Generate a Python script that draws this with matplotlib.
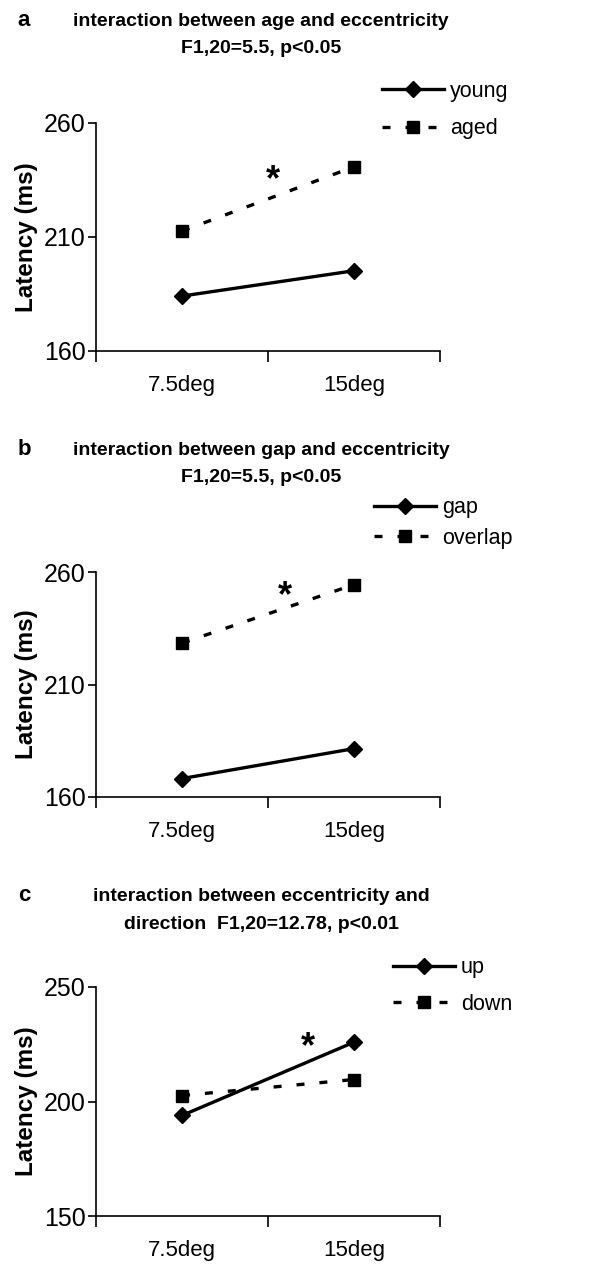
import matplotlib
matplotlib.use("Agg")
import matplotlib.pyplot as plt

plt.rcParams['font.family'] = ['Liberation Sans', 'DejaVu Sans']

conditions = ['7.5deg', '15deg']

# panel a
young = [184.1, 195.2]
aged = [212.6, 240.8]
# panel b
gap = [168.2, 181.5]
overlap = [228.4, 254.4]
# panel c
up = [193.9, 225.9]
down = [202.6, 209.6]

panels = [
    {'letter': 'a',
     'title': ['interaction between age and eccentricity', 'F1,20=5.5, p<0.05'],
     'solid': ('young', young), 'dashed': ('aged', aged),
     'yticks': [160, 210, 260], 'star': (0.53, 234.8)},
    {'letter': 'b',
     'title': ['interaction between gap and eccentricity', 'F1,20=5.5, p<0.05'],
     'solid': ('gap', gap), 'dashed': ('overlap', overlap),
     'yticks': [160, 210, 260], 'star': (0.6, 249.0)},
    {'letter': 'c',
     'title': ['interaction between eccentricity and', 'direction  F1,20=12.78, p<0.01'],
     'solid': ('up', up), 'dashed': ('down', down),
     'yticks': [150, 200, 250], 'star': (0.73, 223.4)},
]

W, H = 592, 1265


def fx(px):
    return px / W


def fy(py):
    return 1 - py / H


# pixel layout: (axis top, axis bottom, title baselines, legend left, legend mid, legend spacing)
layout = [
    (123, 351, (26, 53), 382, 110, 0.75),
    (572, 797, (455, 482), 374, 523, 0.45),
    (987, 1216, (901, 929), 393, 986, 0.7),
]

fig = plt.figure(figsize=(W / 100, H / 100), dpi=100)

for p, (top, bot, tb, lx, ly, lsp) in zip(panels, layout):
    ax = fig.add_axes([fx(96), fy(bot), fx(344), (bot - top) / H])
    xs = list(range(len(conditions)))
    name, vals = p['solid']
    ax.plot(xs, vals, color='black', lw=2.4, marker='D', ms=8.5, label=name)
    name, vals = p['dashed']
    ax.plot(xs, vals, color='black', lw=2.4, ls=(0, (2.4, 4.5)), marker='s',
            ms=8.5, label=name)
    sx, sy = p['star']
    ax.text(sx, sy, '*', fontsize=26, fontweight='bold', ha='center', va='center')

    ax.set_xlim(-0.5, 1.5)
    ax.set_ylim(p['yticks'][0], p['yticks'][-1])
    ax.set_yticks(p['yticks'])
    ax.set_xticks(xs)
    ax.set_xticklabels(conditions)
    ax.set_xticks([-0.5, 0.5, 1.5], minor=True)
    ax.tick_params(axis='x', which='major', length=0, pad=17, labelsize=16)
    ax.tick_params(axis='x', which='minor', length=8, width=1.2, direction='out')
    ax.tick_params(axis='y', length=6, width=1.2, pad=1.5, labelsize=18)
    for s in ['top', 'right']:
        ax.spines[s].set_visible(False)
    for s in ['left', 'bottom']:
        ax.spines[s].set_linewidth(1.2)
    ax.set_ylabel('Latency (ms)', fontsize=17.5, fontweight='bold')
    ax.yaxis.set_label_coords(-0.17, 0.5)

    ax.legend(loc='center left', bbox_to_anchor=(fx(lx), fy(ly)),
              bbox_transform=fig.transFigure, frameon=False, fontsize=15.5,
              borderaxespad=0, borderpad=0, handlelength=2.9,
              handletextpad=0.25, labelspacing=lsp)

    fig.text(fx(24), fy(tb[0]), p['letter'], fontsize=16, fontweight='bold',
             ha='center', va='baseline')
    fig.text(fx(261), fy(tb[0]), p['title'][0], fontsize=14, fontweight='bold',
             ha='center', va='baseline')
    fig.text(fx(261), fy(tb[1]), p['title'][1], fontsize=14, fontweight='bold',
             ha='center', va='baseline')

fig.savefig('out.png', dpi=100)
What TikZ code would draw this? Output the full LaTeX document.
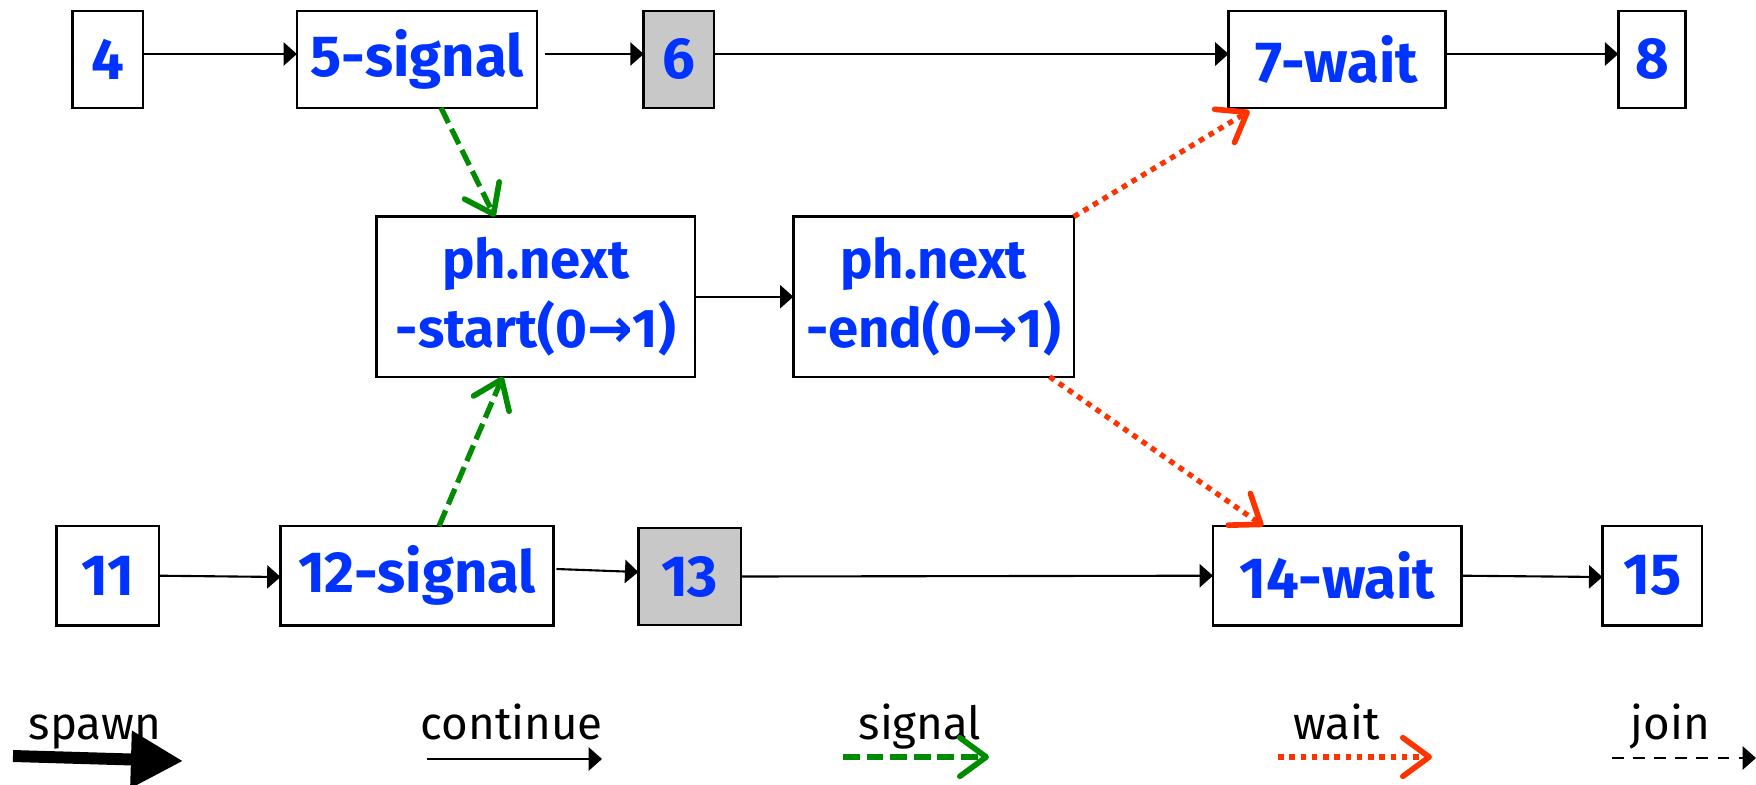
\documentclass[tikz,border=0pt]{standalone}
\usepackage{fontspec}
\setmainfont{Fira Sans}
\newfontfamily\arrowfont{DejaVu Sans}
\usetikzlibrary{arrows.meta}
\definecolor{txtblue}{HTML}{0033FF}
\definecolor{boxgray}{HTML}{C8C8C8}
\definecolor{sigreen}{HTML}{008C00}
\definecolor{waitred}{HTML}{FF3300}
\newcommand{\arr}{{\arrowfont\bfseries →}}
\begin{document}
\begin{tikzpicture}[x=0.01cm,y=-0.01cm,
  box/.style={draw=black,line width=0.7pt,inner sep=0pt,outer sep=0pt,
    minimum height=0.967cm,text=txtblue,
    font=\fontsize{16.5}{19}\selectfont\bfseries},
  midbox/.style={box,minimum height=1.6cm,align=center,
    font=\fontsize{15.5}{19.5}\selectfont\bfseries},
  greybox/.style={box,fill=boxgray},
  cont/.style={draw=black,line width=0.6pt,-{Triangle[length=3.8pt,width=6.6pt]}},
  sig/.style={draw=sigreen,line width=1.5pt,dash pattern=on 4.8pt off 1.9pt,
    -{Straight Barb[length=7.5pt,width=11pt,line width=1.6pt,round]}},
  waitarr/.style={draw=waitred,line width=1.5pt,dash pattern=on 1.6pt off 1.6pt,
    -{Straight Barb[length=7.5pt,width=11pt,line width=1.6pt,round]}},
  joinarr/.style={draw=black,line width=0.6pt,dash pattern=on 3.4pt off 2.6pt,
    -{Triangle[length=3.8pt,width=6.6pt]}},
  spawnarr/.style={draw=black,line width=3.4pt,-{Triangle[length=14.8pt,width=15.5pt]}},
  legend/.style={anchor=base west,inner sep=0pt,font=\fontsize{13}{15}\selectfont}
]
\useasboundingbox (0,0) rectangle (1756,784);

% top row
\node[box,minimum width=0.703cm] (n4) at (107.6,59.4) {4};
\node[box,minimum width=2.40cm] (n5) at (417,59.4) {5-signal};
\node[greybox,minimum width=0.702cm] (n6) at (678.8,59.4) {6};
\node[box,minimum width=2.167cm] (n7) at (1337,59.4) {7-wait};
\node[box,minimum width=0.673cm] (n8) at (1652,59.4) {8};

% middle
\node[midbox,minimum width=3.183cm] (ns) at (535.8,296.7) {ph.next\\-start(0\arr1)};
\node[midbox,minimum width=2.803cm] (ne) at (933.6,296.7) {ph.next\\-end(0\arr1)};

% bottom row
\node[box,minimum width=1.024cm,minimum height=0.993cm] (n11) at (107.6,575.7) {11};
\node[box,minimum width=2.728cm,minimum height=0.993cm] (n12) at (417,575.7) {12-signal};
\node[greybox,minimum width=1.024cm,minimum height=0.97cm] (n13) at (689.6,576.5) {13};
\node[box,minimum width=2.485cm,minimum height=0.993cm] (n14) at (1337.3,575.7) {14-wait};
\node[box,minimum width=0.994cm,minimum height=0.993cm] (n15) at (1652.1,575.7) {15};

% continue arrows
\draw[cont] ([yshift=0.054cm]n4.east) -- ([yshift=0.054cm]n5.west);
\draw[cont] ([xshift=0.08cm,yshift=0.054cm]n5.east) -- ([yshift=0.054cm]n6.west);
\draw[cont] ([yshift=0.054cm]n6.east) -- ([yshift=0.054cm]n7.west);
\draw[cont] ([yshift=0.054cm]n7.east) -- ([yshift=0.054cm]n8.west);
\draw[cont] (ns.east) -- (ne.west);
\draw[cont] (n11.east) -- ([yshift=-0.013cm]n12.west);
\draw[cont] ([xshift=0.03cm,yshift=0.067cm]n12.east) -- ([yshift=0.045cm]n13.west);
\draw[cont] (n13.east) -- (n14.west);
\draw[cont] (n14.east) -- ([yshift=-0.013cm]n15.west);

% signal arrows
\draw[sig] ([xshift=0.24cm]n5.south) -- ([xshift=-0.41cm]ns.north);
\draw[sig] ([xshift=0.22cm]n12.north) -- ([xshift=-0.33cm]ns.south);

% wait arrows
\draw[waitarr] (ne.north east) -- ([xshift=0.21cm,yshift=-0.03cm]n7.south west);
\draw[waitarr] ([xshift=1.16cm]ne.south) -- ([xshift=-0.74cm]n14.north);

% legend
\node[legend] (lspawn) at (28,739) {spawn};
\node[legend] (lcont) at (420,739) {continue};
\node[legend] (lsig) at (858,739) {signal};
\node[legend] (lwait) at (1293,739) {wait};
\node[legend] (ljoin) at (1630,739) {join};

\coordinate (sa) at (13,756);  \coordinate (sb) at (183,761);
\coordinate (ca) at (427,759); \coordinate (cb) at (602,759);
\coordinate (ga) at (843,757); \coordinate (gb) at (989,757);
\coordinate (wa) at (1278,757); \coordinate (wb) at (1432,757);
\coordinate (ja) at (1612,758); \coordinate (jb) at (1756,758);

\draw[spawnarr] (sa) -- (sb);
\draw[cont] (ca) -- (cb);
\draw[sig] (ga) -- (gb);
\draw[waitarr] (wa) -- (wb);
\draw[joinarr] (ja) -- (jb);
\end{tikzpicture}
\end{document}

**Work to be completed**: Reproduce only the lines from the beginning of the data through the line that contains "conditions = ['7.5deg', '15deg']", both included, and please drop the pictures.

**Answer**:
Generate a Python script that draws this with matplotlib.
import matplotlib
matplotlib.use("Agg")
import matplotlib.pyplot as plt

plt.rcParams['font.family'] = ['Liberation Sans', 'DejaVu Sans']

conditions = ['7.5deg', '15deg']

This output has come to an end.